The purpose of SDG 11 is making cities and human settlements inclusive, safe, resilient and sustainable.
Why focus on sustainable cities
In the last 30 years, cities have been growing at a fast pace in both developed and developing countries. People from less developed, rural parts of the country move into cities to benefit from jobs, housing, and services. Cities are attractive because they are innovative centres for learning, idea exchange, and technology advancement.
There is, however, a darker side to city life. Urban centres both contribute to and suffer from climate change. In fact, social and environmental challenges reinforce each other in urban space.
This goal relates to SDG 9: Industry, Innovation and Infrastructure, and developing sustainable infrastructure has a positive impact on sustainable cities.
The carbon footprint of sustainable cities
Industries concentrated close to cities, pollute surrounding areas.
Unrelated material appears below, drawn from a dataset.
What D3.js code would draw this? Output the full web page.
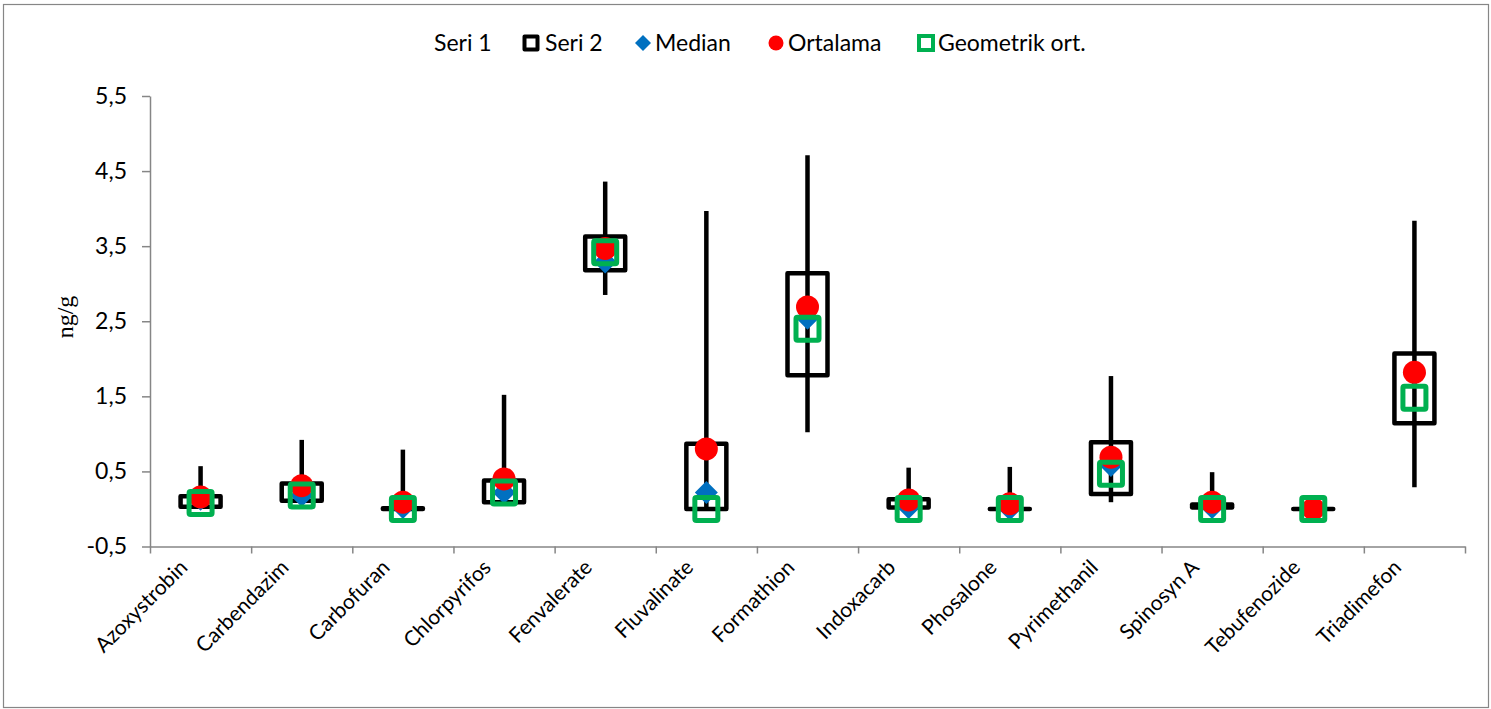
<!DOCTYPE html>
<html>
<head>
<meta charset="utf-8">
<script src="https://cdn.jsdelivr.net/npm/d3@7"></script>
<style>
  body { margin: 0; background: #fff; }
  svg { display: block; }
</style>
</head>
<body>
<div id="chart"></div>
<script>
// pesticide names on the x axis
const categories = ["Azoxystrobin", "Carbendazim", "Carbofuran", "Chlorpyrifos", "Fenvalerate",
    "Fluvalinate", "Formathion", "Indoxacarb", "Phosalone", "Pyrimethanil", "Spinosyn A",
    "Tebufenozide", "Triadimefon"];

// whisker ends
const maxVals = [0.57, 0.92, 0.79, 1.52, 4.36, 3.97, 4.71, 0.55, 0.56, 1.77, 0.49, 0.0, 3.84];
const minVals = [0.03, 0.11, 0.0, 0.09, 2.85, 0.0, 1.02, 0.0, 0.0, 0.09, 0.0, 0.0, 0.29];
// box (Seri 2)
const boxTop = [0.17, 0.34, 0.01, 0.38, 3.63, 0.87, 3.14, 0.13, 0.0, 0.89, 0.06, 0.0, 2.07];
const boxBottom = [0.03, 0.11, 0.0, 0.09, 3.18, 0.0, 1.78, 0.02, 0.0, 0.20, 0.02, 0.0, 1.14];
// markers
const medianVals = [0.13, 0.18, 0.02, 0.22, 3.29, 0.22, 2.54, 0.02, 0.0, 0.58, 0.02, 0.0, 1.80];
const meanVals = [0.16, 0.31, 0.09, 0.40, 3.47, 0.80, 2.69, 0.12, 0.07, 0.69, 0.09, 0.0, 1.82];
const geoVals = [0.08, 0.18, 0.0, 0.22, 3.42, 0.0, 2.40, 0.0, 0.0, 0.47, 0.0, 0.0, 1.48];

const yTicks = [-0.5, 0.5, 1.5, 2.5, 3.5, 4.5, 5.5];
const legendLabels = ["Seri 1", "Seri 2", "Median", "Ortalama", "Geometrik ort."];

const W = 1491, H = 709;
const font = "Lato, 'Open Sans', sans-serif";
const fontSize = "23px";
const axisColor = "#868686";

const svg = d3.select("#chart").append("svg")
    .attr("width", W)
    .attr("height", H);

// outer frame
svg.append("rect")
    .attr("x", 3.5).attr("y", 4.5)
    .attr("width", W - 6).attr("height", H - 6)
    .attr("fill", "none")
    .attr("stroke", axisColor)
    .attr("stroke-width", 1.2);

const plot = { left: 150, right: 1465, top: 96, bottom: 546.5 };

const x = d3.scaleBand()
    .domain(categories)
    .range([plot.left, plot.right])
    .padding(0);

const xIdx = d3.scaleLinear()
    .domain([0, categories.length])
    .range([plot.left, plot.right]);

const y = d3.scaleLinear()
    .domain([-0.5, 5.5])
    .range([plot.bottom, plot.top]);

// y axis
const yAxis = svg.append("g")
    .attr("transform", `translate(${plot.left},0)`)
    .call(d3.axisLeft(y)
        .tickValues(yTicks)
        .tickSize(8)
        .tickSizeOuter(0)
        .tickPadding(15)
        .tickFormat(d => d3.format(".1f")(d).replace(".", ",").replace("−", "-")));

// x axis (ticks on category boundaries)
const xAxis = svg.append("g")
    .attr("transform", `translate(0,${plot.bottom})`)
    .call(d3.axisBottom(xIdx)
        .tickValues(d3.range(0, categories.length + 1))
        .tickSize(7)
        .tickSizeOuter(0)
        .tickFormat(""));

[yAxis, xAxis].forEach(g => {
    g.select(".domain").attr("stroke", axisColor).attr("stroke-width", 1.5);
    g.selectAll(".tick line").attr("stroke", axisColor).attr("stroke-width", 1.5);
    g.selectAll("text")
        .attr("fill", "#000")
        .style("font-family", font)
        .style("font-size", fontSize);
});

// category labels
svg.append("g").selectAll("text")
    .data(categories)
    .enter().append("text")
    .attr("transform", d => `translate(${x(d) + x.bandwidth() / 2 - 17},${plot.bottom + 17}) rotate(-45)`)
    .attr("text-anchor", "end")
    .attr("dy", "0.35em")
    .style("font-family", font)
    .style("font-size", "21px")
    .attr("fill", "#000")
    .text(d => d);

// y axis title
svg.append("text")
    .attr("transform", "translate(73,317) rotate(-90)")
    .attr("text-anchor", "middle")
    .style("font-family", "'Liberation Serif', 'Times New Roman', serif")
    .style("font-size", "24px")
    .attr("fill", "#000")
    .text("ng/g");

const rows = categories.map((c, i) => ({
    cat: c, max: maxVals[i], min: minVals[i], top: boxTop[i], bottom: boxBottom[i],
    median: medianVals[i], mean: meanVals[i], geo: geoVals[i]
}));
const cx = d => x(d.cat) + x.bandwidth() / 2;

const marks = svg.append("g");

// whiskers
marks.selectAll(".whisker")
    .data(rows.filter(d => d.max > d.min))
    .enter().append("line")
    .attr("class", "whisker")
    .attr("x1", cx).attr("x2", cx)
    .attr("y1", d => y(d.max)).attr("y2", d => y(d.min))
    .attr("stroke", "#000")
    .attr("stroke-width", 4.5);

// boxes
const boxW = 40;
marks.selectAll(".box")
    .data(rows)
    .enter().append("rect")
    .attr("class", "box")
    .attr("x", d => cx(d) - boxW / 2)
    .attr("width", boxW)
    .attr("y", d => y(d.top))
    .attr("height", d => Math.max(0.01, y(d.bottom) - y(d.top)))
    .attr("fill", "none")
    .attr("stroke", "#000")
    .attr("stroke-width", 4.5)
    .attr("stroke-linejoin", "round");

// median diamonds
const dSize = 11.5;
const diamond = (s) => `M0,${-s}L${s},0L0,${s}L${-s},0Z`;
marks.selectAll(".median")
    .data(rows)
    .enter().append("path")
    .attr("class", "median")
    .attr("transform", d => `translate(${cx(d)},${y(d.median)})`)
    .attr("d", diamond(dSize))
    .attr("fill", "#0070C0");

// means
marks.selectAll(".mean")
    .data(rows)
    .enter().append("circle")
    .attr("class", "mean")
    .attr("cx", cx)
    .attr("cy", d => y(d.mean))
    .attr("r", 11.5)
    .attr("fill", "#FF0000");

// geometric means
const gSize = 23;
marks.selectAll(".geo")
    .data(rows)
    .enter().append("rect")
    .attr("class", "geo")
    .attr("x", d => cx(d) - gSize / 2)
    .attr("y", d => y(d.geo) - gSize / 2)
    .attr("width", gSize).attr("height", gSize)
    .attr("rx", 1.5)
    .attr("fill", "none")
    .attr("stroke", "#00B050")
    .attr("stroke-width", 5);

// legend
const legendY = 43;
const legendItems = [
    { label: legendLabels[0], marker: null, tx: 434 },
    { label: legendLabels[1], marker: "box", mx: 531, tx: 545 },
    { label: legendLabels[2], marker: "diamond", mx: 643, tx: 655 },
    { label: legendLabels[3], marker: "circle", mx: 776, tx: 788 },
    { label: legendLabels[4], marker: "geo", mx: 926, tx: 938 }
];
const legend = svg.append("g");
legendItems.forEach(it => {
    if (it.marker === "box") {
        legend.append("rect")
            .attr("x", it.mx - 6.5).attr("y", legendY - 6.5)
            .attr("width", 13).attr("height", 13)
            .attr("fill", "none").attr("stroke", "#000").attr("stroke-width", 4)
            .attr("stroke-linejoin", "round");
    } else if (it.marker === "diamond") {
        legend.append("path")
            .attr("transform", `translate(${it.mx},${legendY})`)
            .attr("d", diamond(8))
            .attr("fill", "#0070C0");
    } else if (it.marker === "circle") {
        legend.append("circle")
            .attr("cx", it.mx).attr("cy", legendY).attr("r", 7.5)
            .attr("fill", "#FF0000");
    } else if (it.marker === "geo") {
        legend.append("rect")
            .attr("x", it.mx - 7).attr("y", legendY - 7)
            .attr("width", 14).attr("height", 14)
            .attr("fill", "none").attr("stroke", "#00B050").attr("stroke-width", 4);
    }
    legend.append("text")
        .attr("x", it.tx).attr("y", legendY)
        .attr("dy", "0.35em")
        .style("font-family", font)
        .style("font-size", fontSize)
        .attr("fill", "#000")
        .text(it.label);
});
</script>
</body>
</html>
Employees who travel between their home and the industries where they work, also use polluting transportation. The city expands to accommodate incoming migrants in cheap, concrete construction that traps heat. The growing city borders displace farming communities in the outskirts. The larger the city borders, the higher the carbon footprint.
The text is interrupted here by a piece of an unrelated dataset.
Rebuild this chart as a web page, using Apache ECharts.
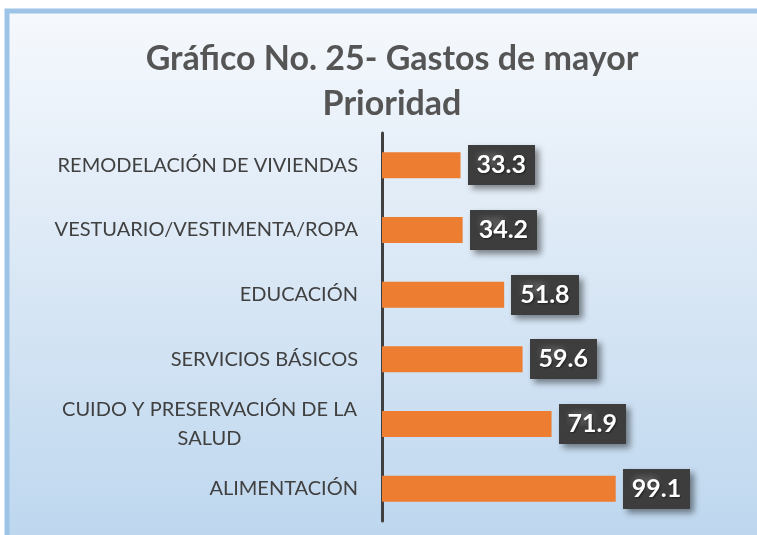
<!DOCTYPE html>
<html>
<head>
<meta charset="utf-8">
<script src="https://cdn.jsdelivr.net/npm/echarts@6/dist/echarts.min.js"></script>
<style>
  html, body { margin: 0; padding: 0; background: #fff; }
  .chart { width: 757px; height: 535px; }
</style>
</head>
<body>
<div class="chart"></div>
<script>
// datos
var titulo = 'Gráfico No. 25- Gastos de mayor\nPrioridad';
var categorias = ['ALIMENTACIÓN', 'CUIDO Y PRESERVACIÓN DE LA\nSALUD', 'SERVICIOS BÁSICOS', 'EDUCACIÓN', 'VESTUARIO/VESTIMENTA/ROPA', 'REMODELACIÓN DE VIVIENDAS'];
var valores = [99.1, 71.9, 59.6, 51.8, 34.2, 33.3];

(function () {
  // textura punteada de las etiquetas
  var c = document.createElement('canvas')
  c.width = 6; c.height = 6
  var ctx = c.getContext('2d')
  ctx.fillStyle = '#3d3d3d'
  ctx.fillRect(0, 0, 6, 6)
  ctx.fillStyle = '#555555'
  ctx.fillRect(1, 1, 2, 2)
  var patron = c.toDataURL()

  var myChart = echarts.init(document.querySelector('.chart'))
  var option = {
    backgroundColor: '#fff',
    graphic: [{
      type: 'rect',
      z: -10,
      silent: true,
      shape: { x: 7, y: 11, width: 760, height: 540 },
      style: {
        fill: new echarts.graphic.LinearGradient(0, 0, 0, 1, [
          { offset: 0, color: '#f6f9fd' },
          { offset: 0.5, color: '#d9e7f5' },
          { offset: 1, color: '#bcd6ee' }
        ]),
        stroke: '#9dc3e6',
        lineWidth: 5
      }
    }],
    title: {
      text: titulo,
      left: 387,
      top: 32,
      textAlign: 'center',
      textStyle: {
        color: '#555555',
        fontFamily: 'Lato',
        fontWeight: 'bold',
        fontSize: 34,
        lineHeight: 45
      }
    },
    grid: {
      left: 382,
      top: 133,
      width: 283,
      height: 388,
      containLabel: false
    },
    xAxis: {
      type: 'value',
      show: false,
      min: 0,
      max: 120
    },
    yAxis: {
      type: 'category',
      data: categorias,
      axisTick: { show: false },
      axisLine: {
        show: true,
        lineStyle: { color: '#404040', width: 3 }
      },
      axisLabel: {
        color: '#404040',
        fontFamily: 'Lato',
        fontSize: 20,
        lineHeight: 29,
        margin: 24,
        align: 'right',
        // varias lineas: centradas dentro del bloque
        formatter: function (v) {
          if (v.indexOf('\n') < 0) return v
          return v.split('\n').map(function (s) { return '{l|' + s + '}' }).join('\n')
        },
        rich: {
          l: {
            color: '#404040',
            fontFamily: 'Lato',
            fontSize: 20,
            lineHeight: 29,
            width: 297,
            align: 'center'
          }
        }
      }
    },
    series: [{
      type: 'bar',
      data: valores,
      barWidth: 26,
      itemStyle: { color: '#ed7d31' },
      label: {
        show: true,
        position: 'right',
        distance: 7,
        color: '#fff',
        fontFamily: 'Lato',
        fontWeight: 'bold',
        fontSize: 25,
        padding: [8, 9, 7, 9],
        backgroundColor: { image: patron },
        shadowColor: 'rgba(0,0,0,0.45)',
        shadowBlur: 6,
        shadowOffsetX: 4,
        shadowOffsetY: 4,
        textShadowColor: 'rgba(0,0,0,0.5)',
        textShadowBlur: 2,
        textShadowOffsetX: 1,
        textShadowOffsetY: 1
      }
    }]
  }
  myChart.setOption(option)
})();
</script>
</body>
</html>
Human vulnerability in cities
Despite the positive economic transformation, cities are also a hotbed of social inequalities.
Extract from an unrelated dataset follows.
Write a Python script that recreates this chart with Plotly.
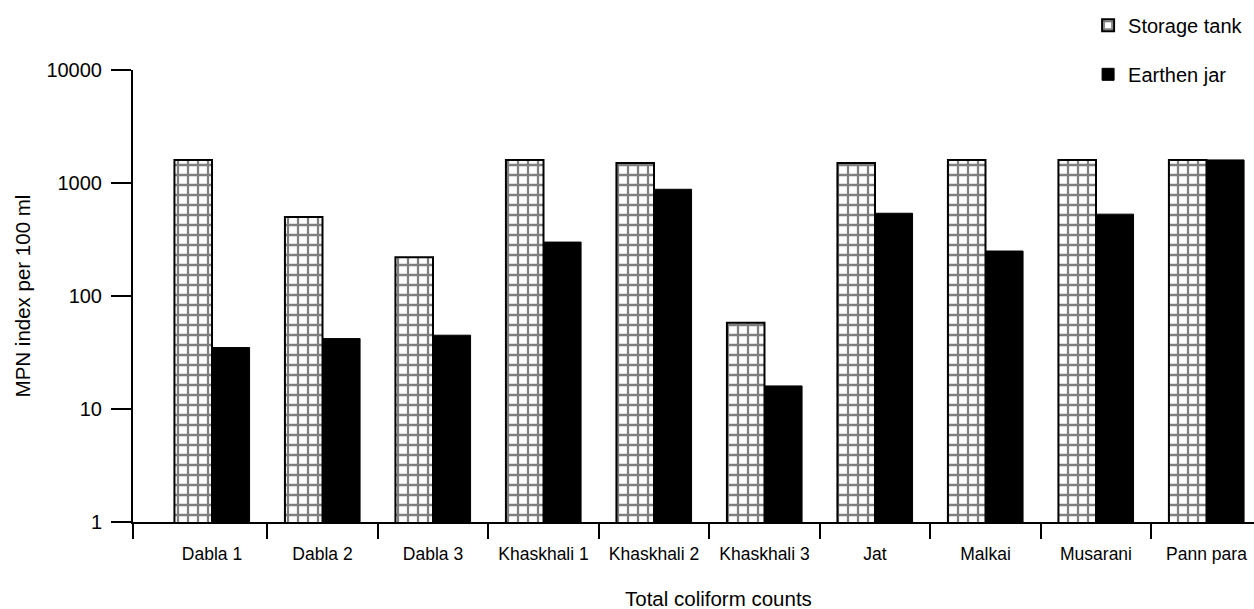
import plotly.graph_objects as go

sites = ["Dabla 1", "Dabla 2", "Dabla 3", "Khaskhali 1", "Khaskhali 2",
         "Khaskhali 3", "Jat", "Malkai", "Musarani", "Pann para"]
storage_tank = [1600, 500, 220, 1600, 1500, 58, 1500, 1600, 1600, 1600]
earthen_jar = [35, 42, 45, 300, 880, 16, 540, 250, 530, 1600]
y_ticks = [1, 10, 100, 1000, 10000]
x_title = "Total coliform counts"
y_title = "MPN index per 100 ml"

FONT = "Liberation Sans, Arial, sans-serif"
idx = list(range(len(sites)))
xr = [-0.715, 9.43]
boundaries = [xr[0]] + [i + 0.5 for i in range(len(sites) - 1)]

fig = go.Figure()
fig.add_trace(go.Bar(
    x=idx, y=storage_tank, name="Storage tank", legendgroup="a",
    marker=dict(color="white", line=dict(color="black", width=2),
                pattern=dict(shape="+", size=10, solidity=0.4,
                             fgcolor="black", bgcolor="white", fillmode="overlay")),
))
fig.add_trace(go.Bar(
    x=idx, y=earthen_jar, name="Earthen jar", legendgroup="b",
    marker=dict(color="black", line=dict(color="black", width=1)),
))
# invisible helper trace for boundary tick axis
fig.add_trace(go.Scatter(x=[xr[0]], y=[1], xaxis="x2", mode="markers",
                         marker=dict(opacity=0), showlegend=False, hoverinfo="skip"))

fig.update_layout(
    width=1254, height=609,
    margin=dict(l=133, r=0, t=70, b=87),
    paper_bgcolor="white", plot_bgcolor="white",
    font=dict(family=FONT, color="black"),
    barmode="group", bargap=0.32, bargroupgap=0,
    showlegend=True,
    legend=dict(x=0.852, y=1.142, xanchor="left", yanchor="top",
                font=dict(size=20, family=FONT), tracegroupgap=20,
                bgcolor="rgba(0,0,0,0)"),
    xaxis=dict(range=xr, tickmode="array", tickvals=idx, ticktext=sites,
               ticks="", showline=True, linecolor="black", linewidth=2,
               showgrid=False, zeroline=False, ticklabelstandoff=15,
               tickfont=dict(size=17.5, family=FONT)),
    xaxis2=dict(range=xr, overlaying="x", anchor="y", side="bottom",
                tickmode="array", tickvals=boundaries, ticks="outside",
                ticklen=16, tickwidth=2, tickcolor="black",
                showticklabels=False, showline=False, showgrid=False,
                zeroline=False),
    yaxis=dict(type="log", range=[0, 4], tickmode="array", tickvals=y_ticks,
               ticktext=[str(v) for v in y_ticks], ticks="outside", ticklen=20,
               tickwidth=2, tickcolor="black", showline=True, linecolor="black",
               linewidth=2, showgrid=False, zeroline=False,
               ticklabelstandoff=5, tickfont=dict(size=20, family=FONT),
               title=dict(text=y_title, font=dict(size=20.5, family=FONT),
                          standoff=10)),
    annotations=[dict(text=x_title, xref="paper", yref="paper",
                      x=(718 - 133) / 1121, y=-(598 - 522) / 452,
                      xanchor="center", yanchor="middle", showarrow=False,
                      font=dict(size=20.5, family=FONT))],
)

fig.write_html("out.html", config={"displayModeBar": False},
               post_script="document.body.style.margin='0';document.body.style.overflow='hidden';")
Migration from rural to urban areas creates pressure for cities to accommodate more people for jobs, housing, and transportation. Thus, pressure on resources creates inequalities and tension. Unfortunately, not everyone gets equal access to the centre. Moreover, only a lucky few can afford quality education and healthcare. Without proper city planning policies, there is an ever-growing divide between the poor and the wealthy.
Increasingly, the human vulnerability has been defined by a lack of access, e.g. access to services, but also access to information and influence. At times of natural disaster, those who have less access, suffer more. Therefore, the poverty trap in cities is both a political and climate vulnerability. Communities that are most vulnerable to climate change, are also the groups that are heard less in circles of influence.
How to make cities sustainable?
How we design our cities will determine the level of emissions of cities and equal access for all stakeholders. Sustainable design will consider a variety of interventions and precautions.
There are many policy intervention examples at the city level – although none free of controversy, including:
- Subsidising quality housing for the poor could reduce the rich-poor divide. (But who gets to decide which poor live in the city centre?)
- Building multi-story housing will result in a denser city, with lower carbon emissions. (Yet, multi-story housing reduces neighbor interactions which promote integration.)
- Building better infrastructure to prevent floods, power outages, and physical destruction. (How many governments invest in poor communities, where climate-induced damage risks are higher?)
- Transitioning to a more service-based economy could reduce industrial carbon footprint. (But labor market transitions often cause job loss in the short term.)
In conclusion, a habitat resilient to human and climate disasters demands well-thought-out city planning. That is why, social, economic and environmental impacts are essential considerations in sustainable city design. In this regard, policy innovations at the city level are sometimes successful. However, national governments are not always able to scale up city-based actions.